Le 10 mars 2021 | Mis à jour le 10 mars 2021

Vente d’objets précieux : la taxe forfaitaire devient applicable hors de l’UE

par Cyrielle Gauvin, Avocat au Barreau de Paris

Par une décision du 27 novembre 2020, le Conseil constitutionnel a déclaré contraire à la Constitution l’application de la taxe forfaitaire aux seules ventes d’objets précieux réalisées en France et sur le territoire de l’Union européenne, à l’exclusion de celles réalisées dans un pays tiers. Décryptage de Cyrielle Gauvin, avocate au cabinet Loyseau de Grandmaison. 

 

La taxe forfaitaire sur les objets précieux (régime codifié aux articles 150 VI à 150 VM du Code général des impôts), au cœur de cette décision, constitue une modalité dérogatoire d’imposition des plus-values sur les biens meubles. Le législateur a en effet estimé nécessaire d’instaurer pour les cessions d’objets précieux une imposition spécifique forfaitaire (11% pour les métaux précieux et 6% pour les bijoux, objets d’art, de collection et d’antiquité) assise sur le prix de cession de l’objet, et non sur la plus-value réalisée. Elle offre ainsi aux contribuables fiscalement domiciliés en France une modalité d’imposition plus adaptée aux objets précieux, en ce qu’ils n’ont pas à apporter la preuve de la date et de la valeur initiale d’acquisition de l’objet (permettant de déterminer le montant de la plus-value imposable dans le cadre du régime général d’imposition), parfois délicate à établir compte tenu de la nature même de ces objets.

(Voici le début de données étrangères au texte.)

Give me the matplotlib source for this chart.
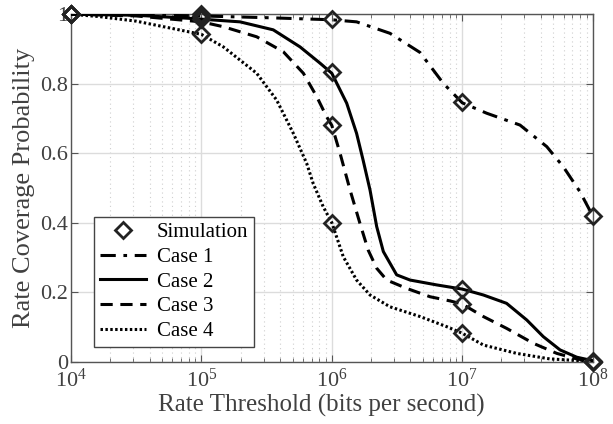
import numpy as np
import matplotlib
matplotlib.use("Agg")
import matplotlib.pyplot as plt
from matplotlib.ticker import LogLocator, NullFormatter

plt.rcParams['font.family'] = ['Liberation Serif', 'DejaVu Serif']
plt.rcParams['mathtext.fontset'] = 'custom'
plt.rcParams['mathtext.rm'] = 'Liberation Serif'
plt.rcParams['mathtext.it'] = 'Liberation Serif:italic'

# Analytical curves (log10 rate threshold, coverage probability)
case1_logx = [4.0, 4.5, 5.0, 5.5, 6.0, 6.19, 6.446, 6.676, 6.855, 7.0, 7.188, 7.443,
              7.648, 7.775, 7.903, 8.0]
case1_y    = [1.0, 0.998, 0.995, 0.99, 0.984, 0.978, 0.945, 0.89, 0.801, 0.745, 0.715, 0.681,
              0.619, 0.561, 0.489, 0.42]

case2_logx = [4.0, 4.5, 4.913, 5.296, 5.551, 5.756, 5.91, 6.0, 6.114, 6.19, 6.24, 6.293,
              6.344, 6.395, 6.497, 6.6, 6.804, 7.0, 7.162, 7.34, 7.495, 7.622, 7.75,
              7.878, 8.0]
case2_y    = [1.0, 0.997, 0.988, 0.978, 0.955, 0.906, 0.859, 0.83, 0.744, 0.657, 0.58, 0.494,
              0.389, 0.317, 0.25, 0.235, 0.221, 0.209, 0.192, 0.168, 0.12, 0.072, 0.034,
              0.013, 0.003]

case3_logx = [4.0, 4.5, 5.0, 5.168, 5.424, 5.628, 5.782, 5.884, 5.96, 6.0, 6.063, 6.14,
              6.215, 6.279, 6.344, 6.421, 6.574, 6.753, 6.906, 7.0, 7.162, 7.34, 7.545,
              7.725, 7.878, 8.0]
case3_y    = [1.0, 0.995, 0.978, 0.964, 0.935, 0.892, 0.83, 0.763, 0.705, 0.68, 0.6, 0.494,
              0.399, 0.321, 0.269, 0.235, 0.211, 0.187, 0.175, 0.166, 0.13, 0.096, 0.053,
              0.024, 0.008, 0.001]

case4_logx = [4.0, 4.22, 4.5, 5.0, 5.168, 5.424, 5.577, 5.705, 5.807, 5.857, 5.934, 6.0,
              6.088, 6.19, 6.293, 6.446, 6.676, 6.88, 7.0, 7.162, 7.417, 7.672, 8.0]
case4_y    = [1.0, 0.993, 0.98, 0.942, 0.906, 0.83, 0.753, 0.657, 0.571, 0.513, 0.446, 0.40,
              0.302, 0.235, 0.192, 0.158, 0.13, 0.101, 0.082, 0.048, 0.024, 0.008, 0.001]

# Simulation points
sim_x = [1e4, 1e5, 1e6, 1e7, 1e8]
sim_case1 = [1.0, 1.0, 0.985, 0.746, 0.42]
sim_case2 = [1.0, 0.995, 0.835, 0.209, 0.003]
sim_case3 = [1.0, 0.985, 0.68, 0.166, 0.0]
sim_case4 = [1.0, 0.942, 0.40, 0.082, 0.0]

labels = ['Case 1', 'Case 2', 'Case 3', 'Case 4']

fig = plt.figure(figsize=(6.13, 4.24), dpi=100)
ax = fig.add_axes([0.1158, 0.1469, 0.851, 0.8196])

txtc = '#404040'
lc = 'black'
lw = 2.2

ax.plot(np.power(10.0, case1_logx), case1_y, color=lc, lw=lw, ls=(0, (5, 2.5, 1.2, 2.5)), label=labels[0], zorder=3)
ax.plot(np.power(10.0, case2_logx), case2_y, color=lc, lw=lw, ls='-', label=labels[1], zorder=3)
ax.plot(np.power(10.0, case3_logx), case3_y, color=lc, lw=lw, ls=(0, (4, 2.5)), label=labels[2], zorder=3)
ax.plot(np.power(10.0, case4_logx), case4_y, color=lc, lw=lw, ls=(0, (0.8, 0.8)), label=labels[3], zorder=3)

mk = dict(ls='none', marker='D', ms=8.5, mfc='none', mec='#222222', mew=2.0, zorder=4, clip_on=False)
h_sim, = ax.plot(sim_x, sim_case1, label='Simulation', **mk)
for s in [sim_case2, sim_case3, sim_case4]:
    ax.plot(sim_x, s, **mk)

ax.set_xscale('log')
ax.set_xlim(1e4, 1e8)
ax.set_ylim(0, 1)
ax.set_xticks([1e4, 1e5, 1e6, 1e7, 1e8])
ax.set_xticklabels([r'$10^{4}$', r'$10^{5}$', r'$10^{6}$', r'$10^{7}$', r'$10^{8}$'])
ax.xaxis.set_minor_locator(LogLocator(base=10, subs=np.arange(2, 10), numticks=20))
ax.xaxis.set_minor_formatter(NullFormatter())
ax.set_yticks([0, 0.2, 0.4, 0.6, 0.8, 1.0])
ax.set_yticklabels(['0', '0.2', '0.4', '0.6', '0.8', '1'])

ax.grid(True, which='major', color='#dcdcdc', lw=1.0, ls='-', zorder=0)
ax.grid(True, which='minor', axis='x', color='#cfcfcf', lw=0.8, ls=(0, (1, 3)), zorder=0)
ax.set_axisbelow(True)

ax.tick_params(which='both', direction='in', top=True, right=True, colors='#555555',
               labelcolor=txtc, labelsize=16)
ax.tick_params(which='major', length=5)
ax.tick_params(which='minor', length=3)
ax.tick_params(axis='x', pad=5)
ax.tick_params(axis='y', pad=2)
for sp in ax.spines.values():
    sp.set_color('#555555')
    sp.set_linewidth(1.0)

ax.set_xlabel('Rate Threshold (bits per second)', fontsize=18, color=txtc, labelpad=0)
ax.xaxis.set_label_coords(0.48, -0.093)
ax.set_ylabel('Rate Coverage Probability', fontsize=19, color=txtc, labelpad=4)

handles, labs = ax.get_legend_handles_labels()
order = [labs.index('Simulation')] + [labs.index(l) for l in labels]
leg = ax.legend([handles[i] for i in order], [labs[i] for i in order],
                loc='lower left', bbox_to_anchor=(0.044, 0.042), fontsize=15,
                frameon=True, fancybox=False, edgecolor='#444444', framealpha=1,
                handlelength=2.2, handletextpad=0.55, labelspacing=0.25, borderpad=0.28,
                borderaxespad=0.0)
leg.get_frame().set_linewidth(1.0)
for t in leg.get_texts():
    t.set_color('black')

fig.savefig('out.png', dpi=100)
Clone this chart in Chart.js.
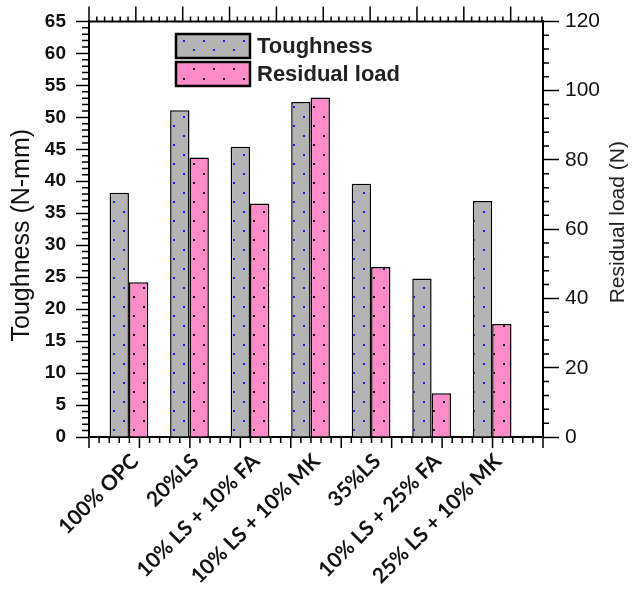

Sous réserve des dispositions propres aux professionnels et d’exonérations spécifiques prévues à l’article du 150 VJ du code précité, les cessions à titre onéreux d’objets précieux sont assujetties de plein droit à la taxe forfaitaire de 11% ou 6%. Toutefois, les contribuables peuvent décider d’opter pour le régime de droit commun d’imposition des plus-values (sous réserve de remplir certaines conditions). Précisons que seules sont assujetties à la taxe forfaitaire les cessions réalisées en France ou dans un autre Etat membre de l’UE. Or, une cession est considérée comme réalisée dans l’Etat dans lequel l’objet se situe physiquement au jour de ladite cession. Autrement dit, lorsqu’un collectionneur fiscalement domicilié en France cède une œuvre d’art physiquement située, au jour de sa cession, sur le territoire de l’UE, il est assujetti de plein droit à la taxe forfaitaire, avec la possibilité d’opter pour le régime général d’imposition des plus-values. En revanche, lorsque ce même collectionneur cède une œuvre localisée, au jour de sa cession, sur le territoire d’un État tiers à l’UE, il est imposé de plein droit à l’impôt sur le revenu selon le régime des plus-values, sans pouvoir opter pour une imposition à la taxe forfaitaire. Il en résulte une différence de traitement entre contribuables, selon la localisation physique du bien cédé, seuls ceux ayant cédé leur bien en France ou dans un État membre de l’UE pouvant prétendre à la taxation forfaitaire. 

C’est cette différence qui a été dénoncée par un requérant, résident fiscal français, imposé sur la plus-value de la cession de plusieurs tableaux situés en Suisse, dans le cadre d’une question prioritaire de constitutionnalité portée devant le Conseil constitutionnel par le Conseil d’ÉtatAprès avoir effectivement relevé l’existence d’une différence de traitement, le Conseil constitutionnel a rappelé que la taxe forfaitaire a « pour objet d’offrir aux contribuables en cause une modalité d’imposition du revenu plus simple et plus adaptée à la nature du bien cédé que celles du régime général d’imposition des plus-values », la justification de cette taxe tenant à la difficulté de la preuve du montant de la plus-value à taxer.

Il a constaté que cette difficulté était la même que le contribuable vende son bien en France ou qu’il le vende à l’étranger. Il n’y avait ainsi aucune différence de situation entre les contribuables de nature à justifier une différence de traitement, qui n’était par ailleurs pas non plus justifiée par l’existence d’un motif d’intérêt général. Le Conseil en a conclu que cette différence de traitement contrevenait au principe d’égalité des contribuables devant la loi et a déclaré, le 27 novembre 2020, contraires à la Constitution les dispositions fiscales instaurant cette différence.  Ainsi, depuis le 28 novembre 2020 (date de publication de cette décision), le régime d’imposition applicable aux cessions d’objets précieux à titre onéreux est le même, qu’elles soient réalisées dans le territoire de l’UE ou dans un pays tiers. Les collectionneurs qui cèderont leurs objets précieux situés hors de l’UE pourront dès lors bénéficier des avantages importants du régime de la taxe forfaitaire ou a minima du droit d’opter pour le régime qu’ils préféreront.